Heinrich cites the twin hooks in the Bell 407 suspended on two points for extra safety, as required for human external cargo. Plus, it's good manoeuvrability - especially when flying close to the mountain - with the ability to look down at what’s going on below. I asked him how he manages to lean out of the chopper and keep it stable while positioning the weight bag and rope in exactly the right place for the hackers far below to hook on. “It’s called long line vertical reference flying and takes a lot of practice,” he laughs, casually adding, “It’s what I do.”

He’s also done tourist flying, movie flying (for the last Mission Impossible film with Tom Cruise aboard), firefighting, and the kind of death-defying manoeuvres that deposit workers on the top of remote electric pylons. Heinrich is as cool as they come, never flustered, always in control, with clear judgment at the extreme end of flying.

A gathering around the helicoper
Photo by Grant Duncan-Smith Subiaco Photography

Perhaps academics like Diamond and Larmuth are drawn to helihacking because they understand the science behind it. Alien trees like pines, eucalyptus and acacia have deeper roots than native vegetation and use substantially more water. They continue to transpire during droughts, thereby severely reducing water availability. Removing them is a highly effective, nature-based solution and can increase water flow by up to 30%. The alien trees and bushes also change the PH balance of the soil, smother indigenous plants and make veld fires burn hotter, angrier and longer. Their seeds rain down on the mountainside and are dispersed by baboons, accounting for those lone pines on rocky ledges that Larmuth considers a personal challenge.

Heinrich’s voice brought the radio to life, telling us he was on his way to fetch us. Diamond was camouflaged in foliage a little way beneath Vos and I, and rapidly hooked himself onto the rope attachment swinging in front of him. Trapped in a cloak of leaves and branches, he rapidly jettisoned the plant life before hovering in front of us. The threesome quickly reunited and flew through the air back to base after six hours of hacking.
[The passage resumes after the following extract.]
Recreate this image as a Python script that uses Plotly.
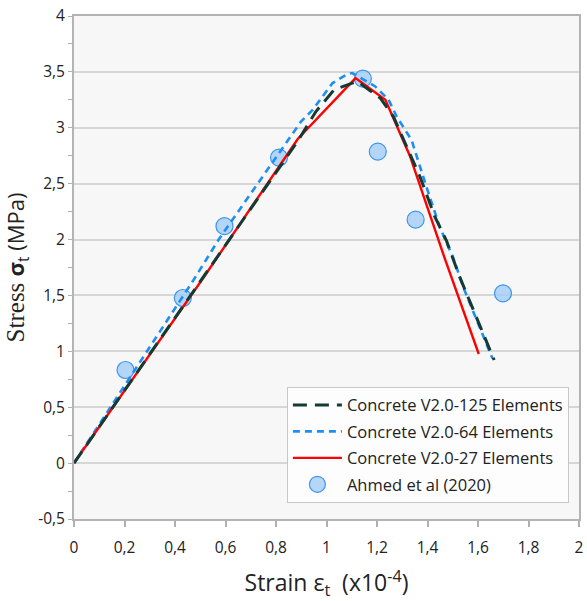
import plotly.graph_objects as go

# Stress-strain response of concrete in tension (strain in x10^-4, stress in MPa)
strain_125 = [0, 0.488, 0.886, 0.958, 1.03, 1.122, 1.213, 1.265, 1.331, 1.37, 1.429, 1.475, 1.527, 1.664]
stress_125 = [0, 1.59, 2.88, 3.145, 3.34, 3.415, 3.265, 3.10, 2.77, 2.563, 2.205, 1.99, 1.668, 0.922]

strain_64 = [0, 0.193, 0.474, 0.573, 0.80, 0.899, 0.945, 1.024, 1.082, 1.102, 1.193, 1.246,
             1.278, 1.337, 1.396, 1.448, 1.50, 1.546, 1.657]
stress_64 = [0, 0.668, 1.64, 2.0, 2.73, 3.055, 3.16, 3.40, 3.48, 3.49, 3.37, 3.25,
             3.10, 2.89, 2.47, 2.115, 1.847, 1.55, 0.937]

strain_27 = [0, 0.507, 0.886, 1.115, 1.233, 1.33, 1.47, 1.603]
stress_27 = [0, 1.64, 2.90, 3.444, 3.25, 2.75, 1.82, 0.976]

strain_exp = [0.204, 0.431, 0.596, 0.812, 1.144, 1.203, 1.353, 1.699]
stress_exp = [0.833, 1.477, 2.12, 2.733, 3.44, 2.787, 2.178, 1.519]

x_ticks = [0, 0.2, 0.4, 0.6, 0.8, 1.0, 1.2, 1.4, 1.6, 1.8, 2.0]
x_labels = ["0", "0,2", "0,4", "0,6", "0,8", "1", "1,2", "1,4", "1,6", "1,8", "2"]
y_ticks = [-0.5, 0, 0.5, 1, 1.5, 2, 2.5, 3, 3.5, 4]
y_labels = ["-0,5", "0", "0,5", "1", "1,5", "2", "2,5", "3", "3,5", "4"]

fig = go.Figure()

fig.add_trace(go.Scatter(
    x=strain_exp, y=stress_exp, mode="markers", name="Ahmed et al (2020)",
    legendgroup="d", legendrank=4,
    marker=dict(size=17, color="rgba(160,204,248,0.8)",
                line=dict(color="#3d95ec", width=1.2)),
))
fig.add_trace(go.Scatter(
    x=strain_64, y=stress_64, mode="lines", name="Concrete V2.0-64 Elements",
    legendgroup="b", legendrank=2,
    line=dict(color="#1f8ef1", width=2.6, dash="7px,5px"),
))
fig.add_trace(go.Scatter(
    x=strain_27, y=stress_27, mode="lines", name="Concrete V2.0-27 Elements",
    legendgroup="c", legendrank=3,
    line=dict(color="#ff0000", width=2.4),
))
fig.add_trace(go.Scatter(
    x=strain_125, y=stress_125, mode="lines", name="Concrete V2.0-125 Elements",
    legendgroup="a", legendrank=1,
    line=dict(color="#133a35", width=3, dash="14px,8px"),
))

fig.update_layout(
    width=587, height=601,
    margin=dict(l=74, r=3, t=16, b=82),
    paper_bgcolor="white",
    plot_bgcolor="#f7f7f7",
    font=dict(family="Open Sans", size=15, color="#222222"),
    showlegend=True,
    legend=dict(
        x=0.4216, y=0.263, xanchor="left", yanchor="top",
        bgcolor="#fdfdfd", bordercolor="#c8c8c8", borderwidth=1,
        font=dict(family="Open Sans", size=16.5, color="#222222"),
        traceorder="grouped", tracegroupgap=2, itemwidth=49,
    ),
    xaxis=dict(
        range=[0, 2], tickvals=x_ticks, ticktext=x_labels, ticks="outside", ticklen=6,
        tickcolor="#b0b0b0", tickwidth=1.5, ticklabelstandoff=7,
        showgrid=False, zeroline=False,
        showline=True, linecolor="#b4b4b4", linewidth=2, mirror=True,
        tickfont=dict(size=15.5),
        title=dict(text="Strain ε<sub>t</sub>  (x10<sup>-4</sup>)",
                   font=dict(family="Open Sans", size=23, color="#222222"),
                   standoff=20),
    ),
    yaxis=dict(
        range=[-0.5, 4], tickvals=y_ticks, ticktext=y_labels, ticks="outside", ticklen=4,
        tickcolor="#b0b0b0", tickwidth=1.2,
        minor=dict(dtick=0.25, ticks="outside", ticklen=4, tickcolor="#b0b0b0", showgrid=False),
        showgrid=True, gridcolor="#d6d6d6", gridwidth=1.5, zeroline=False,
        showline=True, linecolor="#b4b4b4", linewidth=2, mirror=True,
        tickfont=dict(size=15.5),
        title=dict(text='<span style="font-family:Liberation Serif;font-size:25px">Stress </span>'
                        '<b>σ</b><sub>t</sub> (MPa)',
                   font=dict(family="Open Sans", size=22, color="#222222"),
                   standoff=10),
    ),
)

fig.write_html("out.html")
These helihackers take alien clearing to another level, but for them, it’s all in a day’s volunteering. For me, it was a baptism of fire on what both Diamond and Vos say was a particularly steep slope. The experience reminded me to push my boundaries and seize the opportunity to do something different and worthy. I saw firsthand what a difference the helihacking team can make in a day, and while they appreciate volunteers, such individuals need to come with the right skillset - that I sorely lacked - for an extreme day of hacking.